Horror Doc The Found Footage Phenomenon Only Finds Subgenre’s Surface

Niche horror documentaries like The Found Footage Phenomenon find themselves in precarious situations. Filmmakers attempt to explore and lecture about topics in ways that will inform the least observant audiences, but aren’t the target demographics for hyper-focused horror documentaries already beyond introductory explainers? The Found Footage Phenomenon will exclusively premiere on horror streamer Shudder—surely the platform’s dedicated users already know about found footage, its home video beginnings and its popularized backstory to date. Where Shudder’s Horror Noire: A History of Black Horror vocalizes vital, passionate truths with a documentarian’s urgency, The Found Footage Phenomenon is a subgenre clip-show represented by whichever movies’ talent appears as talking heads. That’s not to say there’s icky bias, just that this marshmallow-fluffy doc presents an incomplete picture.
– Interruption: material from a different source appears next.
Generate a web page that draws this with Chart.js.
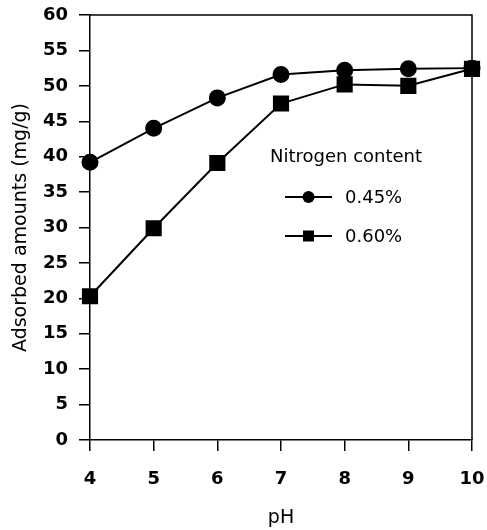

The Found Footage Phenomenon is structured chronologically based on the first adaptations of found footage until the documentary’s production wrap, seemingly concluding around 2020’s Host. Creators Sarah Appleton and Phillip Escott assemble interview subjects to chat about how found footage once took the world by storm thanks to The Blair Witch Project, then again with Paranormal Activity. You’ll hear from noteworthy found footage filmmakers like André Øvredal (TrollHunter), Eduardo Sánchez (The Blair Witch Project) and Oren Peli (Paranormal Activity) alongside a few genre academics, such as decorated author and analyst Alexandra Heller-Nicholas. They’ll tell you about found footage techniques, what in-your-face cinematography accentuates and that’s about it—nothing beyond what could probably be ripped from DVD special features.
Frustratingly, marquee titles—primary discussion topics—are picked and chosen on whims. Dean Alioto extensively discusses his 1989 alien abduction flick The McPherson Tape, which producers (and Alioto) herald as the first “real” found footage horror film. There’s a note on the first-person perspective elements within Peeping Tom to set the stage, but nary a mention of Charles B. Pierce’s 1972 Bigfoot mockumentary The Legend of Boggy Creek despite acknowledging Ruggero Deodato’s The Cannibal Holocaust. Throughout The Found Footage Phenomenon, the documentary acts as if its pool of pundits are responsible for every single one of the subgenre’s milestones while ignoring influential benchmarks made by others who didn’t participate. Host is platformed as a marvelous “Screen Life” development, while something like 2013’s revolutionary Skype possession flick Unfriended earns barely a passing whisper (also ignoring the “Is Screen Life found footage?” debate).
For that reason alone, The Found Footage Phenomenon doesn’t ever reach levels of exceptional documentary insight. Filmmakers might drop anecdotes about how found footage films require grueling long takes or how Halloween-y practical effects require off-camera trickery, but it’s all been acknowledged before. There’s an emphasis on found footage’s unprecedented intimacy, along with the reasons why found footage suffered a gap between The Blair Witch Project and Paranormal Activity (VHS versus advanced at-home camera options), which most dedicated horror fans already understand. Hence the docs’ ongoing issue with acting as a starter kit for found footage newbies while geared towards viewers already brimming with horror knowledge.